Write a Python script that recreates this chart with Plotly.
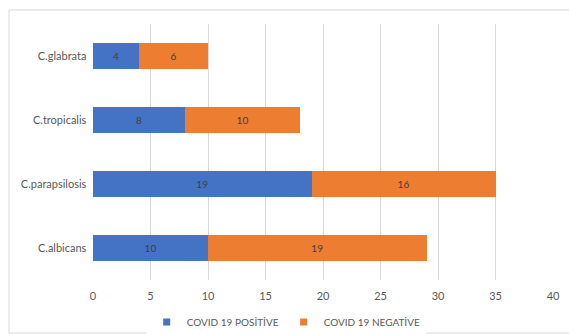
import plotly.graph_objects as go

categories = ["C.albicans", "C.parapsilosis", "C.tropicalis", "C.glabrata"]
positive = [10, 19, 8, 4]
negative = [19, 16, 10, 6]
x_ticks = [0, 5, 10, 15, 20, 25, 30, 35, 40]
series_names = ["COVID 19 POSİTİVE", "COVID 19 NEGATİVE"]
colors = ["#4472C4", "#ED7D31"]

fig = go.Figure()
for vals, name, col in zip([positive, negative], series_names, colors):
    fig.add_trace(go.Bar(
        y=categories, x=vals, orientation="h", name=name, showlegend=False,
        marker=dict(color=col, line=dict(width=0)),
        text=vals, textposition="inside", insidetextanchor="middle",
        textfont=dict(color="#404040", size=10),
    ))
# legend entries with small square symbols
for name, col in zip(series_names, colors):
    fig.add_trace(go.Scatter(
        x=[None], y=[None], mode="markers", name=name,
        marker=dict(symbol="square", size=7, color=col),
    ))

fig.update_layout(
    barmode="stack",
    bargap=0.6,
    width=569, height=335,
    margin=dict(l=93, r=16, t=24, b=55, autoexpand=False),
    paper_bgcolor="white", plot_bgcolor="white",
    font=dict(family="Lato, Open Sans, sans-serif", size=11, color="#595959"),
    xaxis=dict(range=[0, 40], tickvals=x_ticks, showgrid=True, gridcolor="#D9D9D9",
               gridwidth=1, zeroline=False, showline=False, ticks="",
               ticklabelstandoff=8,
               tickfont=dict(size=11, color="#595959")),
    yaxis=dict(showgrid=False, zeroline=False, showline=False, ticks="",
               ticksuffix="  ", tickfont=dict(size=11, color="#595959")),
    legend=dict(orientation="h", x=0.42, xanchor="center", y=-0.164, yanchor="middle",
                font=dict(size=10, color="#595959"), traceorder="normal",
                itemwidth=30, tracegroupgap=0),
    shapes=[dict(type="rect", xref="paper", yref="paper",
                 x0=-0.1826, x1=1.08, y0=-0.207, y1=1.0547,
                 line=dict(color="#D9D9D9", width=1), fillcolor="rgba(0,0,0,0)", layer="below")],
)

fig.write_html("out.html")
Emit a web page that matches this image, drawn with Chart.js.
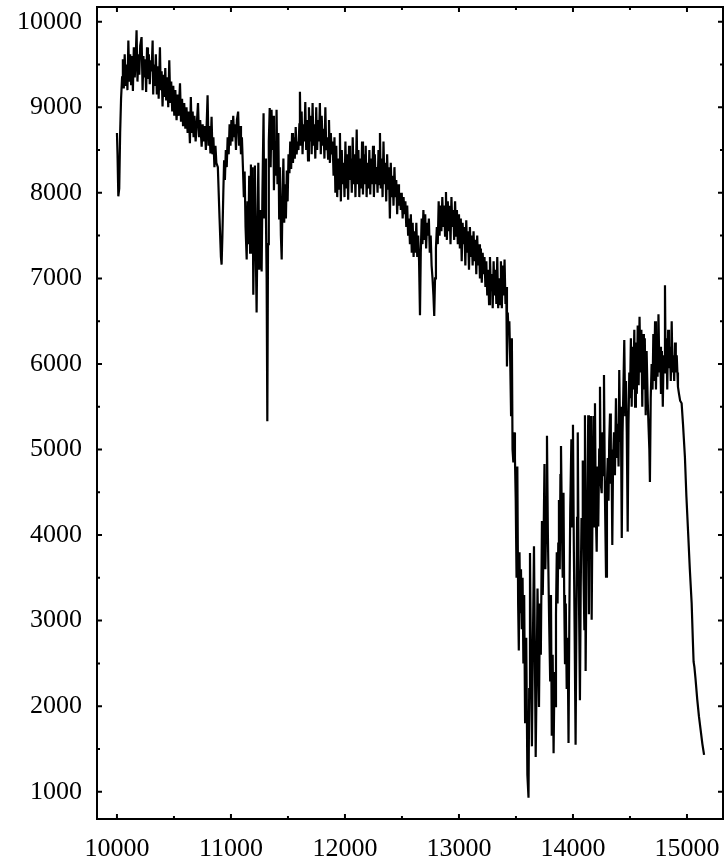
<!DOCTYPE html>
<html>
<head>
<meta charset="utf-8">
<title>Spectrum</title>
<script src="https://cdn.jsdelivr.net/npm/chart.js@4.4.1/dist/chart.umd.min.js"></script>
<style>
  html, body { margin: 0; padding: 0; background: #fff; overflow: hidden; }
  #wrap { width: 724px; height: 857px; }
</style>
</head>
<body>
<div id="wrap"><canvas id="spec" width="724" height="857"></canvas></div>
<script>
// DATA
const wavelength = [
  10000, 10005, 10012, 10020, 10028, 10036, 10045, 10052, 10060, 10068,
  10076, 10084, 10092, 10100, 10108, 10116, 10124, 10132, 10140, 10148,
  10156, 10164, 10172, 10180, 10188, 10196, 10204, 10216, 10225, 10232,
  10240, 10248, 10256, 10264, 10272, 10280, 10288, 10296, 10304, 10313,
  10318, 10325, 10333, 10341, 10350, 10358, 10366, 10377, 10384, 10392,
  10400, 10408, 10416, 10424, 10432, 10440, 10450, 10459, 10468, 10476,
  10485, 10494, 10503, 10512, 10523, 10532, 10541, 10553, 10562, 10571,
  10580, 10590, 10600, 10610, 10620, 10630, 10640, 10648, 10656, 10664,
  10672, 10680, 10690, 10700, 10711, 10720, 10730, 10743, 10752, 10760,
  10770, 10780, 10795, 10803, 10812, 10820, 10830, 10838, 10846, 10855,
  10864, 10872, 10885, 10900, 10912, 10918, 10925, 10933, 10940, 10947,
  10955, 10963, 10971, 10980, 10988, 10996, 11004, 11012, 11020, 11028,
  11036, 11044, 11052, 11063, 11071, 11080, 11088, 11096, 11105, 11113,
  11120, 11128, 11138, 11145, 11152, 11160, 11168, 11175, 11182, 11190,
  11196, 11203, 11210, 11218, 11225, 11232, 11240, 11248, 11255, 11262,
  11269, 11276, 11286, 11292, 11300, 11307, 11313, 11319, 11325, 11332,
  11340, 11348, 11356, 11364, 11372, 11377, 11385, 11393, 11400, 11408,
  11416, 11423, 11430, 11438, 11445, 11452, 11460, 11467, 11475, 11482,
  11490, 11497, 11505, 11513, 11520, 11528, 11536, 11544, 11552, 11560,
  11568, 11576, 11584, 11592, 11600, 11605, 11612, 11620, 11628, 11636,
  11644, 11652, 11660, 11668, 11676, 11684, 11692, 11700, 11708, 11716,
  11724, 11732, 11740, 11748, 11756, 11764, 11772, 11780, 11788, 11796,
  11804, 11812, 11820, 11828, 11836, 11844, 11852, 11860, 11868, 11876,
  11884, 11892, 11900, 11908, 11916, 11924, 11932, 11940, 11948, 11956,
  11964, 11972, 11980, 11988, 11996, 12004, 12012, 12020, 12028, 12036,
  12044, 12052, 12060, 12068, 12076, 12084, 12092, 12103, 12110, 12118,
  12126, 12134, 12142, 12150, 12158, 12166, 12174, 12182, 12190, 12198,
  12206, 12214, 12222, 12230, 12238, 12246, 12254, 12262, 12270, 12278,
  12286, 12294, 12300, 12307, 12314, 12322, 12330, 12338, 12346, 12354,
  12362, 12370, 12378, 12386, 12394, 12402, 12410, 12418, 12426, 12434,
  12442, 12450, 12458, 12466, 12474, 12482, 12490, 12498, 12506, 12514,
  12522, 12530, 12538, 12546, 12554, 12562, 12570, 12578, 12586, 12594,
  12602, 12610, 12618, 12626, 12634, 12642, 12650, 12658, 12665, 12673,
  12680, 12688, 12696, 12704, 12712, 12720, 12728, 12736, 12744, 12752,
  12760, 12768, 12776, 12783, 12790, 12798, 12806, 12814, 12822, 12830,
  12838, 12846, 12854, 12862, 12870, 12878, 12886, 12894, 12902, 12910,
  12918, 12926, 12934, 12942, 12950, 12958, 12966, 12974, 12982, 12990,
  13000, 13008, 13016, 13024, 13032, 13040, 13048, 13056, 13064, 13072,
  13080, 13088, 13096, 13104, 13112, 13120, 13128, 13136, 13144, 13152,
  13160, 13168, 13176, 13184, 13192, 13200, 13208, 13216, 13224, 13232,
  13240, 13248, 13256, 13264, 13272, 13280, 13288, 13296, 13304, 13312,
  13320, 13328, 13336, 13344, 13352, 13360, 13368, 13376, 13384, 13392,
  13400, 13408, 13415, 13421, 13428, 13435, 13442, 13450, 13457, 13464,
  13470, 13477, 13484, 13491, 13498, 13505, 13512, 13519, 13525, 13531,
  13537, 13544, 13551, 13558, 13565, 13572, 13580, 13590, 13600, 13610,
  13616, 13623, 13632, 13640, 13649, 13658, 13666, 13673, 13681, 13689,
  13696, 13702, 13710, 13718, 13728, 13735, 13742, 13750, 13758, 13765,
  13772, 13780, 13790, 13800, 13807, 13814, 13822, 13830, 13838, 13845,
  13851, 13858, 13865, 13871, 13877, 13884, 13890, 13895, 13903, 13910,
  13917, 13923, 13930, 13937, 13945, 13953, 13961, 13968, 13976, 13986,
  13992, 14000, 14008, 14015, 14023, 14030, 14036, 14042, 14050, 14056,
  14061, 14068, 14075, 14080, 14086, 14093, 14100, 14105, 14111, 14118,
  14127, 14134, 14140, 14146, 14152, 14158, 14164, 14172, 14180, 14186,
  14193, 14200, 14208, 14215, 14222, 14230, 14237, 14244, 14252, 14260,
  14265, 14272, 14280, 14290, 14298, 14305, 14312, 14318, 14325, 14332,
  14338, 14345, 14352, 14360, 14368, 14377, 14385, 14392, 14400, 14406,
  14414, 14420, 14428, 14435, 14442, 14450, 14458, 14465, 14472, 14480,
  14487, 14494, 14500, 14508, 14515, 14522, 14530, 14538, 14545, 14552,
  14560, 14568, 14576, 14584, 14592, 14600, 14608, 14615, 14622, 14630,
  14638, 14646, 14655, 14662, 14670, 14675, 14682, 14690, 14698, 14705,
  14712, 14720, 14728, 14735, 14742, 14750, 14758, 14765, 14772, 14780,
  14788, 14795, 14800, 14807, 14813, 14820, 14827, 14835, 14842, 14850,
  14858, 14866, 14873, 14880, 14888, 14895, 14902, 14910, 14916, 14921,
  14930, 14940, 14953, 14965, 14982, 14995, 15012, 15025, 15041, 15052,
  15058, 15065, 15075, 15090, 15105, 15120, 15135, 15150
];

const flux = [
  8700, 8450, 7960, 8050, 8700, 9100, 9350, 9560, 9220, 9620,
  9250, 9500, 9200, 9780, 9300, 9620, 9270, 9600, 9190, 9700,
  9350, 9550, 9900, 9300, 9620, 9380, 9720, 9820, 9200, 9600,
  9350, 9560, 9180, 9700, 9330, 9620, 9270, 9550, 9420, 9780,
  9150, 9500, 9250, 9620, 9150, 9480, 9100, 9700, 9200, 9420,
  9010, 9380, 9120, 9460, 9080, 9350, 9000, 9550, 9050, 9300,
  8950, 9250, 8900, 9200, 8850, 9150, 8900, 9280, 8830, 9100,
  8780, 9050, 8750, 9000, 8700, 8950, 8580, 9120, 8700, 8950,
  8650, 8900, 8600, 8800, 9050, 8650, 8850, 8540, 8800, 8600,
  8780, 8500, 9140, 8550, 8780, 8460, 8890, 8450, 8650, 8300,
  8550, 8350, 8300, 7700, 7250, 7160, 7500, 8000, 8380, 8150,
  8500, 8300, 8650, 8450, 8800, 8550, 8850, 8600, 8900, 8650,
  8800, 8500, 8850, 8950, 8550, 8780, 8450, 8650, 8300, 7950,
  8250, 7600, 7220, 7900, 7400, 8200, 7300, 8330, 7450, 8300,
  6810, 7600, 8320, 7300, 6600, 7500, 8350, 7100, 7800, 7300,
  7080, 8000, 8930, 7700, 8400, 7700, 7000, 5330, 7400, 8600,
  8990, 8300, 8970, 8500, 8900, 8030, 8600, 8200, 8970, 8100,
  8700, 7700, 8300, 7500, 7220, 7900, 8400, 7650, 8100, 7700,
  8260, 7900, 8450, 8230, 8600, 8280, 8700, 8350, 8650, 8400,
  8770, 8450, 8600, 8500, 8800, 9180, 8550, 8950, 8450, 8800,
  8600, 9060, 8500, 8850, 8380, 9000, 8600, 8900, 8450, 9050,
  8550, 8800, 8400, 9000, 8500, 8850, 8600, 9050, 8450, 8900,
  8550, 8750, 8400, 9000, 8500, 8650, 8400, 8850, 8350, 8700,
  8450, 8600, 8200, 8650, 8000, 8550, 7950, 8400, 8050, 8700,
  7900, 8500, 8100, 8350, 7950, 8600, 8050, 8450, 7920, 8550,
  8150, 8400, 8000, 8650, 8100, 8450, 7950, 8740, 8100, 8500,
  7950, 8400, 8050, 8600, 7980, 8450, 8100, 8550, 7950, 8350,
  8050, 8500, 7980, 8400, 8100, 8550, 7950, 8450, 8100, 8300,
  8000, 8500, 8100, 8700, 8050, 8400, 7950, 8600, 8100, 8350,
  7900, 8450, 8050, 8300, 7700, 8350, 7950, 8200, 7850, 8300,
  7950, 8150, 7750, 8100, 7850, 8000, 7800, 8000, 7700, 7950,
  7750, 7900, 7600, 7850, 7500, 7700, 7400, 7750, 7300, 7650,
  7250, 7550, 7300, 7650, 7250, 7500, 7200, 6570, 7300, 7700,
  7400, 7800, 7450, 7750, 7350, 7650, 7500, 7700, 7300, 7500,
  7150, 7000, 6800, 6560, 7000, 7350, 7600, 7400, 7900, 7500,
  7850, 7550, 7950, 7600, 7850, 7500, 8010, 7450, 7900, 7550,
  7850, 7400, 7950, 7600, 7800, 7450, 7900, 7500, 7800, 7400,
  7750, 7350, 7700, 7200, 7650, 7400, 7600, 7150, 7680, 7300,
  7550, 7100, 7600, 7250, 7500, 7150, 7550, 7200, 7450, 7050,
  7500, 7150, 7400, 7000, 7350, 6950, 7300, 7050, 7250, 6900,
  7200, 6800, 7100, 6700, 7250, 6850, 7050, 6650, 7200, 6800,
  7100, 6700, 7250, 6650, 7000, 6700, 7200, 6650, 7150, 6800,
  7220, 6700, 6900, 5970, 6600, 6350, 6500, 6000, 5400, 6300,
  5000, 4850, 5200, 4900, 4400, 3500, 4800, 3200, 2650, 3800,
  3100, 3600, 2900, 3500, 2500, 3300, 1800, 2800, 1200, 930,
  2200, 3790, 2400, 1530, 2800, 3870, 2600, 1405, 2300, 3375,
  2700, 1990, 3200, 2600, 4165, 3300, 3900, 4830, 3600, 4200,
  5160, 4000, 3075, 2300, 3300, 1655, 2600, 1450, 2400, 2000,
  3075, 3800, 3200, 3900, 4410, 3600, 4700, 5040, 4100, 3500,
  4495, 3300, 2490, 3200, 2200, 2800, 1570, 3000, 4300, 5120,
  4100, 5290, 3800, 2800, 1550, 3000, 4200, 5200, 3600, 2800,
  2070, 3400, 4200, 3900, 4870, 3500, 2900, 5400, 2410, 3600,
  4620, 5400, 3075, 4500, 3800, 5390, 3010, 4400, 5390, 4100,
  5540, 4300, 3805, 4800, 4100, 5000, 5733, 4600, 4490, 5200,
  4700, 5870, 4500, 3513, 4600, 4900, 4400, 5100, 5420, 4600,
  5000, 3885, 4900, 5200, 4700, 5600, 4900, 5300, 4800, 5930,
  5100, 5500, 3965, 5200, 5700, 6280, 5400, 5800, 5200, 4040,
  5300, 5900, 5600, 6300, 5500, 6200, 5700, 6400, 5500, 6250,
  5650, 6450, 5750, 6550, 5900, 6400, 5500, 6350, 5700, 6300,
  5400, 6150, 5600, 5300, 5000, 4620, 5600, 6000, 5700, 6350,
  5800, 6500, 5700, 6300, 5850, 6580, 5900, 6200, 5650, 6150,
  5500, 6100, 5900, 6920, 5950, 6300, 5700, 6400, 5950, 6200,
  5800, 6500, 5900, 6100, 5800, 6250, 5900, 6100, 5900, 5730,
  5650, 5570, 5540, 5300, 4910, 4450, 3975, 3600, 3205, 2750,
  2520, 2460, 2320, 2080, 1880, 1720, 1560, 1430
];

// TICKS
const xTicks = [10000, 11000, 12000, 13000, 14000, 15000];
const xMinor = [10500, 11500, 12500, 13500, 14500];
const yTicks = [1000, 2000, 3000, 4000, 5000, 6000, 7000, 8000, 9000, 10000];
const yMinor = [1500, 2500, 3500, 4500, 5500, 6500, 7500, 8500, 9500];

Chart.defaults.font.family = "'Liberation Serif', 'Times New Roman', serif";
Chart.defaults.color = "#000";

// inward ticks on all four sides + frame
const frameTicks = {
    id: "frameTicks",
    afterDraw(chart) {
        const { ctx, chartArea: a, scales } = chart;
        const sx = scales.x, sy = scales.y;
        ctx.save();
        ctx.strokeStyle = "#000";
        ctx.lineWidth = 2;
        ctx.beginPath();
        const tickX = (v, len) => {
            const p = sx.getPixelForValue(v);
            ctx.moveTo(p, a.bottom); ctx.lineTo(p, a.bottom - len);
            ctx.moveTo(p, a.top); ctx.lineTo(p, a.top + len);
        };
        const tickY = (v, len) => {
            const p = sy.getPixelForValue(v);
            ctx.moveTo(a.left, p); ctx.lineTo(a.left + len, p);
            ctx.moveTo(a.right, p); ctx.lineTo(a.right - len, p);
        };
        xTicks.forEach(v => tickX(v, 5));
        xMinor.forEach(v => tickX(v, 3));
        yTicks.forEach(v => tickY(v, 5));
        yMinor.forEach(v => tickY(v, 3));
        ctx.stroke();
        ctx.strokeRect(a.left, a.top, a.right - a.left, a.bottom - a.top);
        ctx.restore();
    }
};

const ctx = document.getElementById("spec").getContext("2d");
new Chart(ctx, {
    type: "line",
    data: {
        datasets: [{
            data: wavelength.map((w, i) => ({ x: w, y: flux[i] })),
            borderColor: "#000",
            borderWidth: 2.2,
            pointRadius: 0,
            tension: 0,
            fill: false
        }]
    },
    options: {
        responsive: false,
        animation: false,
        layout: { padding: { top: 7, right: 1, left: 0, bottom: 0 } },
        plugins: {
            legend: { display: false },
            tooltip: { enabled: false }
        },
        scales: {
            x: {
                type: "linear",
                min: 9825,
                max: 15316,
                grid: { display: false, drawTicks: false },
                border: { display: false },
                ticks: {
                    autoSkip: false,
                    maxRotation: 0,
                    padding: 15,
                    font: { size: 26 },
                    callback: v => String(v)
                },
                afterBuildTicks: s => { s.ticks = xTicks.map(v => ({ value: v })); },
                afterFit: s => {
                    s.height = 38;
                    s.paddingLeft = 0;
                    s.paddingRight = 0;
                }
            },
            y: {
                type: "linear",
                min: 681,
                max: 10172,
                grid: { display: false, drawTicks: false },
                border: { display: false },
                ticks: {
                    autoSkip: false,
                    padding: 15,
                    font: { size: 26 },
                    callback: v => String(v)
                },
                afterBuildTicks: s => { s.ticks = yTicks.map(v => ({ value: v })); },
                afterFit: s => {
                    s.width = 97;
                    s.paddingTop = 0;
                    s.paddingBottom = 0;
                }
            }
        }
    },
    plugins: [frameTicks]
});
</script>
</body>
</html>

TASK GOAL: Repeat the listing above from its first line through the line that contains "import plotly.graph_objects as go", both included, and nothing more. Drop the pictures.

WORKED ANSWER:
Write a Python script that recreates this chart with Plotly.
import plotly.graph_objects as go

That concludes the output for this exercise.